Published 12 Jan 2016

High Sugar Consumption Linked to Breast Cancer
If you overheard a conversation in which a highly addictive, white, powdery substance was being implicated in numerous deaths, you might think the discussion was about street drugs. You might be surprised to discover that lethal substance is actually sugar.
 
Volumes of research have been published on the widespread damage sugar causes in the body. Now, a National Institutes of Health–funded study conducted by the University of Texas found that high sugar consumption (the amount in a typical Western diet) is linked to an increase in breast cancer tumor growth and spread of cancer.
 
The study, reported in the January 2016 edition of the medical journal Cancer Research found that sucrose intake comparable with levels of Western diets led to increased tumor growth and metastasis, when compared with a non-sugar starch diet. The researchers determined that fructose derived from the sucrose was responsible for facilitating lung metastasis and the production in breast tumors.
 
According to the American Cancer Society (ACS), breast cancer is the second most common cancer among American women behind skin cancers. It’s also the second leading cause of cancer death in women, exceeded only by lung cancer. The ACS estimated that more than 40,000 women died from breast cancer in 2015. During the same year, an estimated 231,840 new cases of invasive breast cancer were diagnosed in women. Additionally, more than 60,000 new cases of carcinoma in situ—the non-invasive early form of breast cancer—were diagnosed in 2015.
 
Sugar is found in virtually all processed, packaged and prepared foods consumed in the U.S. and around the world. Industrial sugar processing has increased individual consumption of this lethal sweetener by 25 times over the last century. According to the U.S. Department of Agriculture, per capita consumption of caloric sweeteners such as sucrose (table sugar) and high-fructose corn syrup increased 43 pounds or 39 percent, between 1950-59 and 2000. Each American consumed an average 152 pounds of sugar annually—the equivalent of 52 teaspoons of added sugars daily. This is over and above the naturally-occurring sugars present in fruit, vegetables, grains and legumes, which provide more than enough sugar in our daily diets.
 
Excess sugar has been linked to a host of diseases and disorders that have reached epidemic proportions and it appears that breast cancer can be added to that list. The ACS forecasts that approximately one in eight women in the U.S. will develop invasive breast cancer during their lifetime.

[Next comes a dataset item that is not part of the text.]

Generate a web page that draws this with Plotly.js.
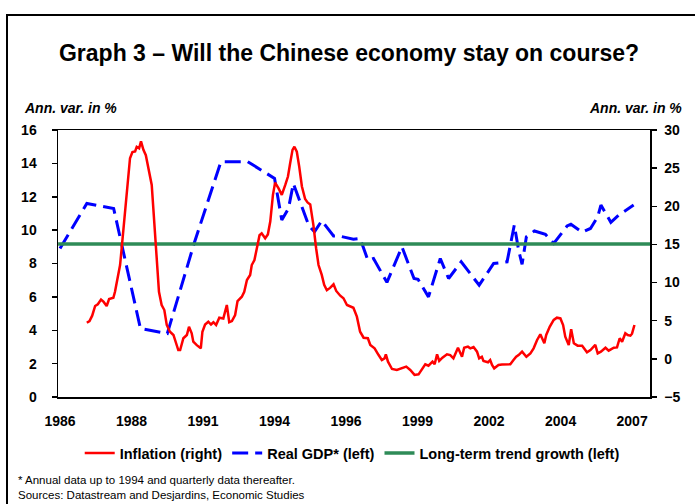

Tragically, one in 36 women will die from the disease.
 
While it is impossible to determine the number of breast cancer diagnoses linked to sugar consumption, it’s easy to reduce sugar consumption and reduce your exposure to a number of sugar-related health problems. By taking charge of your food choices, reading labels on packages, avoiding fast foods and most restaurant menu items and reducing your consumption of alcohol and canned or bottled beverages, you will cut out many pounds of sugar annually. Treat your sweet tooth occasionally with delicious fresh fruit and see how much better you feel once the sugar monkey is off your back.